Mulholland Drive par Enlak
Betty (Naomi Watts), une jeune actrice, arrive à Hollywood, pleine d’espoir sur son avenir. Elle y rencontre Rita, femme à la beauté fatale à laquelle elle n’est pas insensible. Totalement amnésique, Betty décide de l’aider à découvrir qui elle l’est. Elle s’implique de plus en plus, alors que les deux femmes se rapprochent jusqu’à entamer une liaison. Mais leur enquête ne fait que poser d’avantage de questions sans apporter de réponses… En parallèle, un producteur se voit contraint, pour des raisons mystérieuses, d’embaucher une actrice pour son prochain film. Il y rencontre d’étranges personnages qui font pression sur lui.
Mais vers la fin le film change brusquement pour proposer une toute autre histoire, suscitant encore plus d’interrogations et plongeant le spectateur dans l’incertitude et l’incompréhension. Un petit effort et du recul sont alors nécessaires pour parvenir à comprendre.
David Lynch crée avec « mulholand drive » une atmosphère onirique et étrange. Des événements se produisent sans logique apparente. La lumière est fluctuante, nous incitant à nous demander ce que nous voyons à l’écran, dans quel monde nous sommes plongés. Et ce n’est pas juste un effet de style comme on va le comprendre par la suite. Irréelle est ainsi un mot parfait pour décrire le ressentit de ce film. Envoutant aussi, comme la bande son qui est une de ses musiques qui a le talent de retentir encore après la fin du film. La relation entre les deux femmes, Betty l’innocente et Rita au passé trouble, est empreinte de sensualité enivrante.
Une maîtrise certaine, mais l’incompréhension de l’histoire couplée à rythme assez lent n’aident pas à adhérer au film au début. C’est typiquement le genre de films à éviter de commencer quand on est fatigué... Reste une œuvre réussie (coup de maître pourrait-on dire), même si ce qui a poussé « mulholand drive » au rang de chef d’œuvre du cinéma est aussi ce qui ne plaira pas à tout le monde. Comme toujours avec ce type de films, là où certains voit du génie, d’autres y voient une œuvre prétentieuse et faussement intelligente. Je suis plutôt dans la première catégorie, même si l’étrangeté du film m’a un peu rebuté.
Ma façon de comprendre le film (SPOLIERS sur la fin)
Pleine d’espoir et fraîchement débarquée à Hollywood, Diane (en réalité la « vraie » Betty) déchante rapidement. C’est Camilla (Rita) qui a eu le rôle qu’elle convoitait. Camilla avec qui elle a une liaison passionnée, et qui la quitte pour se mettre avec un producteur, celui-là même qui l’a préféré pour le rôle.

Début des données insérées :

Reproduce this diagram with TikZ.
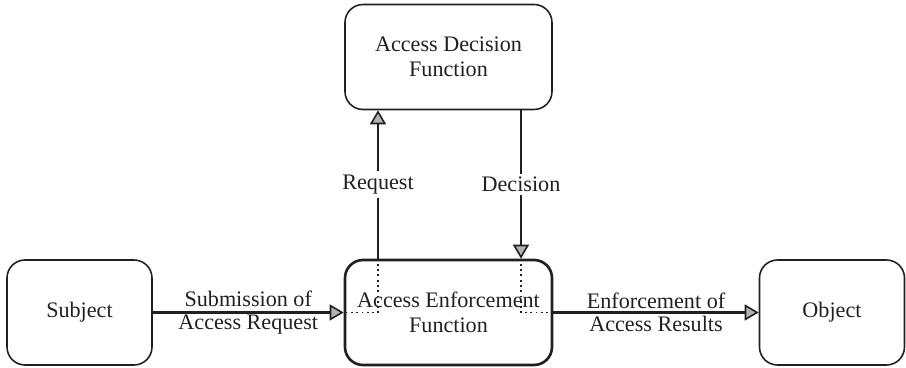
\documentclass[tikz,border=0pt]{standalone}
\usepackage{fontspec}
\setmainfont{Liberation Serif}
\usetikzlibrary{arrows.meta}
\definecolor{ink}{HTML}{202020}
\tikzset{
  box/.style={draw=ink,line width=0.9pt,rounded corners=0.36cm,minimum width=2.9cm,minimum height=2.1cm,
    align=center,text=ink,font=\rmfamily\fontsize{12.6}{14}\selectfont},
  flow/.style={draw=ink,line width=1.5pt,
    -{Triangle[length=0.28cm,width=0.32cm,fill=gray!60,line width=0.9pt]}},
  lbl/.style={text=ink,align=center,font=\rmfamily\fontsize{12.6}{13.4}\selectfont}
}
\begin{document}
\begin{tikzpicture}
  \useasboundingbox (0,0) rectangle (18.12,7.36);
  % boxes
  \node[box] (subject) at (1.59,1.11) {Subject};
  \node[box,minimum width=4.14cm,line width=1.5pt] (aef) at (8.97,1.11) {Access Enforcement\\Function};
  \node[box] (object) at (16.64,1.11) {Object};
  \node[box,minimum width=4.14cm] (adf) at (8.97,6.22) {Access Decision\\Function};
  \coordinate (reqx) at (7.56,0);
  \coordinate (decx) at (10.42,0);
  % connectors
  \draw[flow] (subject) -- (aef) node[lbl,midway]{Submission of\\Access Request};
  \draw[flow] (aef) -- (object) node[lbl,midway]{Enforcement of\\Access Results};
  \draw[flow] (aef.north -| reqx) -- (adf.south -| reqx) node[lbl,midway,fill=white,inner sep=2pt]{Request};
  \draw[flow] (adf.south -| decx) -- (aef.north -| decx) node[lbl,midway,fill=white,inner sep=2pt]{Decision};
  % paths inside the enforcement box
  \draw[ink,dotted,line width=1pt] (aef.north -| reqx) |- (aef.west);
  \draw[ink,dotted,line width=1pt] (aef.north -| decx) |- (aef.east);
\end{tikzpicture}
\end{document}
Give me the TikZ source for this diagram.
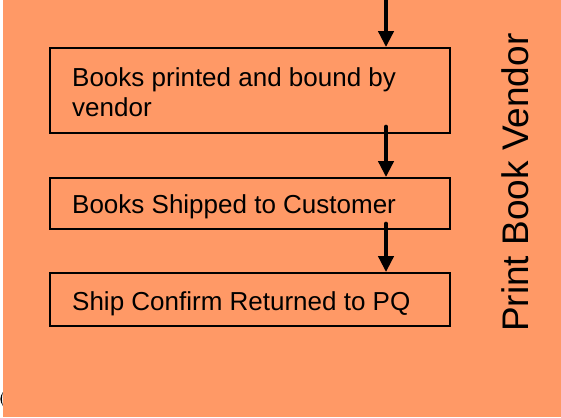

C’est plus qu’elle ne pouvait supporter et elle met fin à ses jours. Se tirant une balle en pleine tête, elle tombe dans une sorte de coma, dans l’inconscience, parmi les derniers instants où elle est en vie. Ses souvenirs et ses aspirations se mélangent et la réalité se modifie. Pour expliquer que c’est Camilla et non elle qui a eu le rôle, Diane s’imagine une étrange conspiration visant à forcer le producteur à la choisir. Pour expier les actes horribles qu’elle a accomplis sous le coup de la souffrance et de la jalousie, elle n’est plus Diane, morte, mais Betty. Une renaissance. Sa tante toujours vivante, elle a une meilleure situation. Elle croise d’autres personnes qu’elle a déjà vues dans la réalité, mais sous des identités différentes (il paraît que toutes les personnes rencontrées dans les rêves ont déjà été aperçues). Camilla est Rita, elle est amnésique, de sorte qu’elle peut la reconquérir. Ne se souvenant de rien, Diane devient tout pour elle.
David Lynch explore les propriétés du rêve, le moyen d’expression de l’inconscient. Façonnant une réalité plus conforme à nos souhaits et atténuant la souffrance. Mais la réalité aussi dure soit-elle s’insinue malgré tout, suscitant malaise et angoisse, comme la scène de théâtre où Betty/Diane se met à pleurer.